## SET PROBLEM
Starting at the first line of the data, please print exactly those lines through the one that holds "const axisX = 75;", omitting every picture.

|---|

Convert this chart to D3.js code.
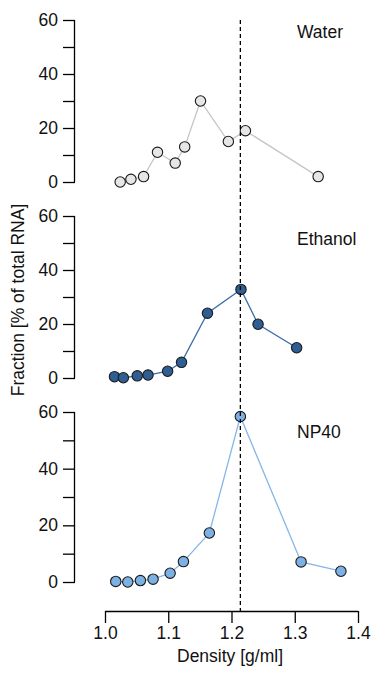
<!DOCTYPE html>
<html><head><meta charset="utf-8">
<script src="https://cdn.jsdelivr.net/npm/d3@7"></script>
<style>body{margin:0;background:#fff;}svg{display:block;font-family:"Liberation Sans",Arial,sans-serif;}</style>
</head><body>
<svg id="c" width="373" height="677"></svg>
<script>
const panelNames = ["Water", "Ethanol", "NP40"];
const waterDensity = [1.024, 1.041, 1.061, 1.083, 1.111, 1.126, 1.151, 1.195, 1.222, 1.337];
const waterFraction = [0, 1, 2, 11, 7, 13, 30, 15, 19, 2];
const ethanolDensity = [1.015, 1.029, 1.051, 1.068, 1.099, 1.121, 1.162, 1.215, 1.242, 1.303];
const ethanolFraction = [0.5, 0.1, 0.8, 1.1, 2.5, 5.8, 24, 32.8, 19.9, 11.2];
const np40Density = [1.017, 1.036, 1.056, 1.076, 1.103, 1.124, 1.165, 1.214, 1.31, 1.373];
const np40Fraction = [0.2, 0, 0.5, 1, 3.1, 7.2, 17.3, 58.4, 7.1, 3.8];
const yTicks = [0, 20, 40, 60];
const yMinorTicks = [10, 30, 50];
const xTicks = [1.0, 1.1, 1.2, 1.3, 1.4];
const peakDensity = 1.214;

const fills = ["#e6e6e6", "#2e5e93", "#7db1e4"];
const lineColors = ["#c6c6c6", "#3b6ea6", "#86b6e8"];
const series = [
  {x: waterDensity, y: waterFraction},
  {x: ethanolDensity, y: ethanolFraction},
  {x: np40Density, y: np40Fraction}
];
const panelTop = [20, 216, 412];
const panelBottom = [182, 378, 582];
const labelBaseline = [38, 245, 438];
const FS = 17.5;

const svg = d3.select("#c");
const x = d3.scaleLinear().domain([1.0, 1.4]).range([105, 358]);
const axisX = 75;

series.forEach((s, i) => {
  const y = d3.scaleLinear().domain([0, 60]).range([panelBottom[i], panelTop[i]]);
  const g = svg.append("g");
  const ax = g.append("g").attr("transform", `translate(${axisX},0)`)
    .call(d3.axisLeft(y).tickValues(yTicks).tickSize(12).tickPadding(5).tickFormat(d3.format("d")));
  ax.select(".domain").attr("stroke", "#000").attr("stroke-width", 1.3).attr("d", `M-0.5,${y(0)}V${y(60)}`);
  ax.selectAll(".tick line").attr("stroke", "#000").attr("stroke-width", 1.3);
  ax.selectAll(".tick text").attr("font-size", FS).attr("fill", "#111").attr("font-family", "Liberation Sans, Arial, sans-serif");
  const mn = g.append("g").attr("transform", `translate(${axisX},0)`)
    .call(d3.axisLeft(y).tickValues(yMinorTicks).tickSize(12).tickFormat(""));
  mn.select(".domain").remove();
  mn.selectAll(".tick line").attr("stroke", "#000").attr("stroke-width", 1.3);

  const pts = s.x.map((d, k) => [d, s.y[k]]);
  g.append("path").datum(pts)
    .attr("fill", "none").attr("stroke", lineColors[i]).attr("stroke-width", 1.3)
    .attr("d", d3.line().x(d => x(d[0])).y(d => y(d[1])));
  g.selectAll("circle").data(pts).join("circle")
    .attr("cx", d => x(d[0])).attr("cy", d => y(d[1])).attr("r", 5.2)
    .attr("fill", fills[i]).attr("stroke", "#1a1a1a").attr("stroke-width", 1.1);

  g.append("text").attr("x", 297).attr("y", labelBaseline[i])
    .attr("font-size", FS).attr("fill", "#111").text(panelNames[i]);
});

svg.append("line").attr("x1", x(peakDensity)).attr("x2", x(peakDensity))
  .attr("y1", 20).attr("y2", 611).attr("stroke", "#000").attr("stroke-width", 1.3)
  .attr("stroke-dasharray", "4,3");

const xa = svg.append("g").attr("transform", "translate(0,611)")
  .call(d3.axisBottom(x).tickValues(xTicks).tickSize(12).tickPadding(4).tickFormat(d3.format(".1f")));
xa.select(".domain").attr("stroke", "#000").attr("stroke-width", 1.3).attr("d", `M${x(1.0)},0.5H${x(1.4)}`);
xa.selectAll(".tick line").attr("stroke", "#000").attr("stroke-width", 1.3);
xa.selectAll(".tick text").attr("font-size", FS).attr("fill", "#111").attr("font-family", "Liberation Sans, Arial, sans-serif");

svg.append("text").attr("x", 230).attr("y", 662).attr("text-anchor", "middle")
  .attr("font-size", FS).attr("fill", "#111").text("Density [g/ml]");
svg.append("text").attr("transform", "translate(24,300) rotate(-90)").attr("text-anchor", "middle")
  .attr("font-size", FS).attr("fill", "#111").text("Fraction [% of total RNA]");
</script>
</body></html>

|---|

## RESPONSE
Convert this chart to D3.js code.
<!DOCTYPE html>
<html><head><meta charset="utf-8">
<script src="https://cdn.jsdelivr.net/npm/d3@7"></script>
<style>body{margin:0;background:#fff;}svg{display:block;font-family:"Liberation Sans",Arial,sans-serif;}</style>
</head><body>
<svg id="c" width="373" height="677"></svg>
<script>
const panelNames = ["Water", "Ethanol", "NP40"];
const waterDensity = [1.024, 1.041, 1.061, 1.083, 1.111, 1.126, 1.151, 1.195, 1.222, 1.337];
const waterFraction = [0, 1, 2, 11, 7, 13, 30, 15, 19, 2];
const ethanolDensity = [1.015, 1.029, 1.051, 1.068, 1.099, 1.121, 1.162, 1.215, 1.242, 1.303];
const ethanolFraction = [0.5, 0.1, 0.8, 1.1, 2.5, 5.8, 24, 32.8, 19.9, 11.2];
const np40Density = [1.017, 1.036, 1.056, 1.076, 1.103, 1.124, 1.165, 1.214, 1.31, 1.373];
const np40Fraction = [0.2, 0, 0.5, 1, 3.1, 7.2, 17.3, 58.4, 7.1, 3.8];
const yTicks = [0, 20, 40, 60];
const yMinorTicks = [10, 30, 50];
const xTicks = [1.0, 1.1, 1.2, 1.3, 1.4];
const peakDensity = 1.214;

const fills = ["#e6e6e6", "#2e5e93", "#7db1e4"];
const lineColors = ["#c6c6c6", "#3b6ea6", "#86b6e8"];
const series = [
  {x: waterDensity, y: waterFraction},
  {x: ethanolDensity, y: ethanolFraction},
  {x: np40Density, y: np40Fraction}
];
const panelTop = [20, 216, 412];
const panelBottom = [182, 378, 582];
const labelBaseline = [38, 245, 438];
const FS = 17.5;

const svg = d3.select("#c");
const x = d3.scaleLinear().domain([1.0, 1.4]).range([105, 358]);
const axisX = 75;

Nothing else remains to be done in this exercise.